Be aware of the consequences:

- It is very highly discouraged to set ``RESTO_FATAL_EXCEPTIONS`` to ``False``,
because you could lose uploaded files entirely without an exception. As a
consequence, you can't have high availability for write operations.
- Race conditions become possible: if two people upload different files with
the same name at the same time, you may randomly end up with one file or the
other on each media server.
- Checking if a file exists becomes more expensive, because it requires an HTTP
request.

Setup
=====

Installation guide
------------------

django-resto is tested with Django ≥ 1.8 and all supported Python versions.

1. Download and install the package from PyPI::

$ pip install django-resto

2. Set a default file backend, if you want all your models to use it::

DEFAULT_FILE_STORAGE = 'django_resto.storage.HybridStorage'

This is optional. You can also enable a backend only for selected fields
in your models.

3. Define the list of your media servers::

RESTO_MEDIA_HOSTS = ['media-%02d:8080' % i for i in range(12)]

OK, maybe you don't have 12 servers just yet.

4. Make sure you have configured ``MEDIA_ROOT`` and ``MEDIA_URL``.

5. Set up your media servers to enable file uploads. See `Configuring the
media servers`_ for some examples.

Backends
--------

django-resto defines three backends in ``django_resto.storage``.

``HybridStorage``
.................

With this backend, django-resto will run all file storage operations on
``MEDIA_ROOT`` first, then replicate them to the media servers.

``AsyncStorage``
.................

With this backend, django-resto will run all file storage operations on
``MEDIA_ROOT`` and lanch their replication to the media servers in the
background. See `Asynchronous operation`_.

``DistributedStorage``
......................

With this backend, django-resto will only store the files on the media servers.
See `Low concurrency situations`_.

Settings
--------

``RESTO_MEDIA_HOSTS``
.....................

Default: ``()``

List of host names for the media servers.

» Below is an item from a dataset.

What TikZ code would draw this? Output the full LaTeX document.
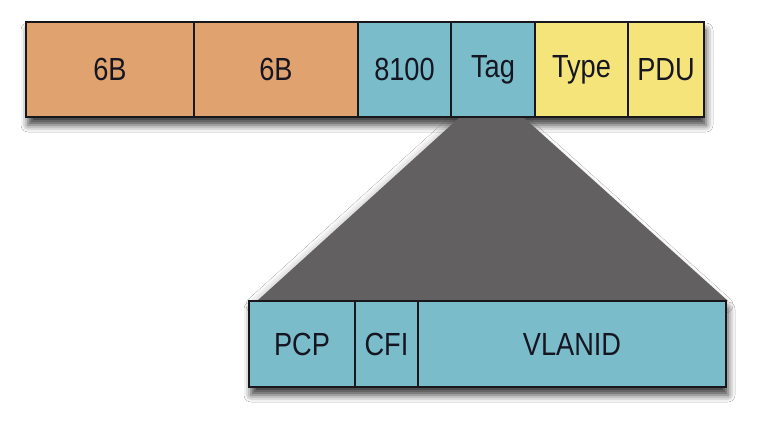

The URL used to upload or delete a given media file is built using
``MEDIA_URL``. It is the same URL used by the end user to download the file,
except that the host name changes. It isn't possible to use HTTPS at this
time.

``RESTO_FATAL_EXCEPTIONS``
..........................

Default: ``True``

Whether to throw an exception when an operation fails on a media server.

Failed operations are always logged.

``RESTO_SHOW_TRACEBACK``
........................

Default: ``False``

Whether to include a traceback when logging an exception during an operation.

``RESTO_TIMEOUT``
.................

Default: ``2``

Timeout in seconds for HTTP operations.

This controls the maximum amount of time an upload operation can take. Note
that all uploads run in parallel.

Configuring the media servers
-----------------------------

The backend uses HTTP to transfer files to media servers. The HTTP server must
support the ``PUT`` and ``DELETE`` methods according to RFC 2616.

In practice, these methods are often provided by an external module that
implements WebDAV (`RFC 2518`_). Unfortunately, WebDAV adds the concept of
"collections" and changes the specification of the ``PUT`` methods, making it
necessary to create a collection with ``MKCOL`` before creating a resource with
``PUT``. Currently, django-resto requires a server that just implements
HTTP/1.1 (`RFC 2616`_).

**It's critical to enable file uploads only from trusted IPs.** Otherwise,
anyone could write or delete files on your media servers.

Here is an example of lighttpd config::

server.modules += (
"mod_webdav",
)

$HTTP["remoteip"] ~= "^192\.168\.0\.[0-9]+$" {
"webdav.activate = "enable"
}

Here is an example of nginx config, assuming the server was compiled
``--with-http_dav_module``::

server {
listen 192.168.0.10;
location / {
root /var/www/media;
dav_methods PUT DELETE;
create_full_put_path on;
dav_access user:rw group:r all:r;
allow 192.168.0.1/24;
deny all;
}
}

.. _RFC 2518: http://www.rfc-editor.org/rfc/rfc2518.txt
.. _RFC 2616: http://www.rfc-editor.org/rfc/rfc2616.txt

Advanced use
============

Extending
---------

django-resto provides a robust base for distributing uploaded files. However,
sites requiring this level of optimization often have custom requirements, and
django-resto cannot cover every use case.

It would be impractical to provide settings to control every variation of the
upload behavior, and it would still allow only a limited set of behaviors.

Instead, the recommended way to extend or modify the behavior of django-resto
is to pick the storage class that best matches your requirements and write a
subclass.

This approach is more flexible. You can to take advantage of the testing tools
provided by django-resto to validate your customizations.

API stability
-------------

Functions or methods that have a docstring are considered stable. Their
behavior won't change unless absolutely necessary, and if it does, the changes
will be documented. They may be used or overridden in subclasses to tweak
django-resto's behavior.

The stable APIs are:

- the ``execute*`` methods of the storage classes,
- all methods of ``django_resto.storage.DefaultTransport``,
- all methods of ``django_resto.http_server.TestHttpServer``,
- the function ``django_resto.settings.get_setting``.

History
=======

1.3
---

* Update supported Django versions.

1.2
---

* Fix unicode handling bugs on Python 2.

1.1
---

* Document the public API.
* Support asynchronous upload to media servers.

1.0
---

* Initial stable release.
* Support hybrid and distributed upload to media servers.